--- Start of Data for the task ---

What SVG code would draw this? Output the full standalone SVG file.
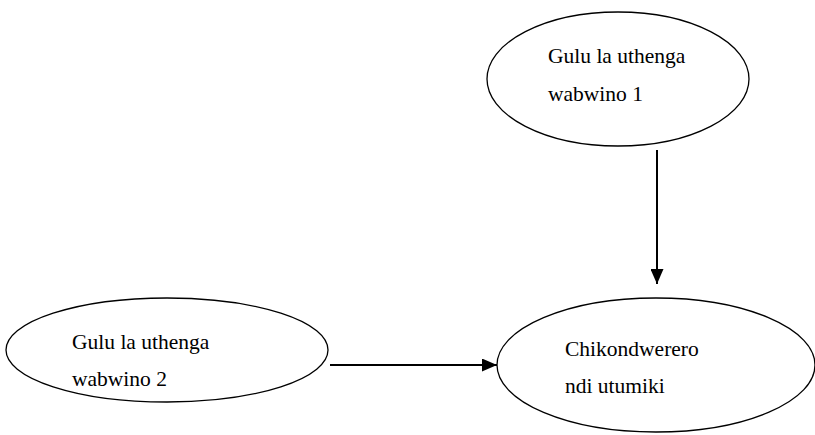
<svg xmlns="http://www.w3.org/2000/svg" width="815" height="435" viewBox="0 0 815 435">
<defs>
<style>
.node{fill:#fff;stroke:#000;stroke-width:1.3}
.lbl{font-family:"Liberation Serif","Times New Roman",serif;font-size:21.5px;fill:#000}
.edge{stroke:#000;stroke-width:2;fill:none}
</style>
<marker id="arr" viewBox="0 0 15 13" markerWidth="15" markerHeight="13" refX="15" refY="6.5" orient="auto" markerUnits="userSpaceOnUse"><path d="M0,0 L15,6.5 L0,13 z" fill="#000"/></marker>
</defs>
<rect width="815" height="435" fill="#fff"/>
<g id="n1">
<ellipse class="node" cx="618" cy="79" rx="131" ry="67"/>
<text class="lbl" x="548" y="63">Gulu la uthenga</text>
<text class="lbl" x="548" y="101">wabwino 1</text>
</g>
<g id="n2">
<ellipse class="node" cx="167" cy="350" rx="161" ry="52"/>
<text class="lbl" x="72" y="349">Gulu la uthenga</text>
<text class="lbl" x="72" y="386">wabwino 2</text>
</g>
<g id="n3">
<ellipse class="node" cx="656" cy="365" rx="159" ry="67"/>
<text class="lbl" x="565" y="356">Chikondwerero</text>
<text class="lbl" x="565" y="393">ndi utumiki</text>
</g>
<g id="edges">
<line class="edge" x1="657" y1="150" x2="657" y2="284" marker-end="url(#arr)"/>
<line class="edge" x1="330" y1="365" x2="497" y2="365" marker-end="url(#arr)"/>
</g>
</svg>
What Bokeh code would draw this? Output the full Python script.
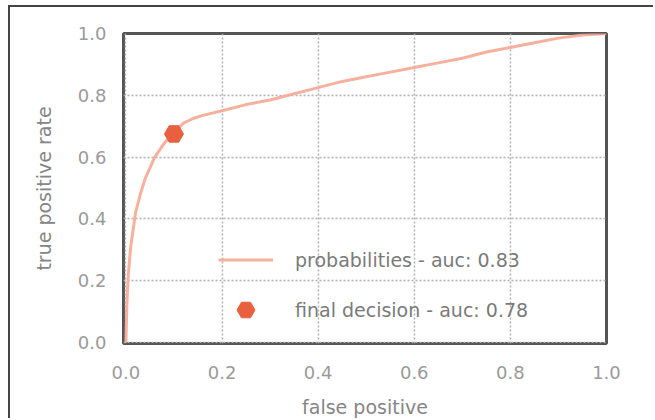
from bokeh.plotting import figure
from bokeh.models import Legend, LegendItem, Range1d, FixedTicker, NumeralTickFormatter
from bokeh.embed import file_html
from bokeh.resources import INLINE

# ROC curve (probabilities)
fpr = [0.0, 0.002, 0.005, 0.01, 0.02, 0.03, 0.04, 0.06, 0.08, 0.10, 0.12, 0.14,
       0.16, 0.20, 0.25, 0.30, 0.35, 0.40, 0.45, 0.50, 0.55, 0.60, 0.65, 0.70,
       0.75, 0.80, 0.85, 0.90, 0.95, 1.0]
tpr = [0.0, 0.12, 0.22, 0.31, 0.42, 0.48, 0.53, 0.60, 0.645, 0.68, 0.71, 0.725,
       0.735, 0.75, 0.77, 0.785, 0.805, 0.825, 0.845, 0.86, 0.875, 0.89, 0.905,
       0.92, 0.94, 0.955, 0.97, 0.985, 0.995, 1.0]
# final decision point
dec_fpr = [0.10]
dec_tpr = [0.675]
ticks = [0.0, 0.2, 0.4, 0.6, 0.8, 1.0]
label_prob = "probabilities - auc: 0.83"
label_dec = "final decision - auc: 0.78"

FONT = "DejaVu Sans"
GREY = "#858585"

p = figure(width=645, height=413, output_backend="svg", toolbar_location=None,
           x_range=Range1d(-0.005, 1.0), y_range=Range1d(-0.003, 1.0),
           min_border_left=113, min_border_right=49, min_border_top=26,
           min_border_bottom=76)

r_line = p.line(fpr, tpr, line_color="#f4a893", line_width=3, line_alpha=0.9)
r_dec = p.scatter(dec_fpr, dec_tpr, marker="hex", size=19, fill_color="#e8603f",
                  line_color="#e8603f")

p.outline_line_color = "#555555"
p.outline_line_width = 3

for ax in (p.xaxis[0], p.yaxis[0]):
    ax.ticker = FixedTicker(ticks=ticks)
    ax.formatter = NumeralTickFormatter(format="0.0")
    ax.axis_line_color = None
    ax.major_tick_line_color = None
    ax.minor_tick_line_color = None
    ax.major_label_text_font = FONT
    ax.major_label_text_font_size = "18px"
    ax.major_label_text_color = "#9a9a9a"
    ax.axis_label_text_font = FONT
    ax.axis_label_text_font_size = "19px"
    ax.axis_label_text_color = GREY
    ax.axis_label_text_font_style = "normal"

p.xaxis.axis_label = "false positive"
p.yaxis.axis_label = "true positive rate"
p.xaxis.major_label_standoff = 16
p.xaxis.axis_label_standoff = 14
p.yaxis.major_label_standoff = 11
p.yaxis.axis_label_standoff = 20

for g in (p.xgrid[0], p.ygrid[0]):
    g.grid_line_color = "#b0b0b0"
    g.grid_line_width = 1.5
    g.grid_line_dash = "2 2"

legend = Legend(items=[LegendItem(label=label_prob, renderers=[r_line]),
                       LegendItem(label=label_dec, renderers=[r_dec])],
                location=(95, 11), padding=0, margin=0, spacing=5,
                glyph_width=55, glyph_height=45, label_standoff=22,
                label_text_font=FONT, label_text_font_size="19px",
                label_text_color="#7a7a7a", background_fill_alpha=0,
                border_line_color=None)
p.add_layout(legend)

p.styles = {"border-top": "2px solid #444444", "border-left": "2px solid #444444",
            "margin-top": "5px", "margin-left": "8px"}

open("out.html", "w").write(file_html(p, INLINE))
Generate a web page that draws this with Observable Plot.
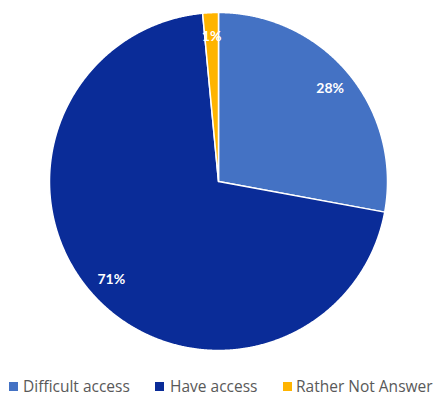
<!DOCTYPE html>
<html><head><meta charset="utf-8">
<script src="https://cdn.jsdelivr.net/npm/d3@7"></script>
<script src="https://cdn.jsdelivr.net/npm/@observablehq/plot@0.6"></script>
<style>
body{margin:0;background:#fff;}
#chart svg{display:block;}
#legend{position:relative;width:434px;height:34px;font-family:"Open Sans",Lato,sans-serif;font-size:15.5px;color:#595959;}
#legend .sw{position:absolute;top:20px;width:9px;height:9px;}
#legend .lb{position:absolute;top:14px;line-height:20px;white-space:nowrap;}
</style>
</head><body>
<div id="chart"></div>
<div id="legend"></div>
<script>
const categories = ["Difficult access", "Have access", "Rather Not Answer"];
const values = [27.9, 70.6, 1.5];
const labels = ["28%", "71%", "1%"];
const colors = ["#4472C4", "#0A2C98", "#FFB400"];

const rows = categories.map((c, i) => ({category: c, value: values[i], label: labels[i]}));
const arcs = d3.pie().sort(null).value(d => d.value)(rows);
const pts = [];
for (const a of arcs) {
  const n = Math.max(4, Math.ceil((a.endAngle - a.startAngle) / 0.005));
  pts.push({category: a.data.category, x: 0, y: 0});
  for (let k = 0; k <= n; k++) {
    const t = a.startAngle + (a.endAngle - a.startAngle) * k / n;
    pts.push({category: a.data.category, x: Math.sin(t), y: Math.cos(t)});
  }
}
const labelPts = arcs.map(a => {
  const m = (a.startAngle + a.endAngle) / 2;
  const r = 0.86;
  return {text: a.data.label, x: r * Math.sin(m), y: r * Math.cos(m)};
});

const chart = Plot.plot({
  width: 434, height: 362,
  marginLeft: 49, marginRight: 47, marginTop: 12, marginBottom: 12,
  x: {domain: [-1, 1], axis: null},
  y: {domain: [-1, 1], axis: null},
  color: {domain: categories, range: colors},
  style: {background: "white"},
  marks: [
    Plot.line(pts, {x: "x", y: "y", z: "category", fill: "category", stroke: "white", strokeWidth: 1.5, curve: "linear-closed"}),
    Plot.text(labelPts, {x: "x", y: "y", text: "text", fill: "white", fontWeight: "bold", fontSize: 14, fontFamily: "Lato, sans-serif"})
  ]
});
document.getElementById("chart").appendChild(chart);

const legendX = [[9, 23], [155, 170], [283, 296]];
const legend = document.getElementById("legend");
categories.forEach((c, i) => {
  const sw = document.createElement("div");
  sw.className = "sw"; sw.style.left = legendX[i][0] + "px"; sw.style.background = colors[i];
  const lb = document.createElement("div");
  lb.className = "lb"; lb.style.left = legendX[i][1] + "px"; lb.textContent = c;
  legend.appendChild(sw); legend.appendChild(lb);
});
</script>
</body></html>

--- End of Data for the task ---

Find how many lines of the listing include the string "would" and give that number, nothing else.

2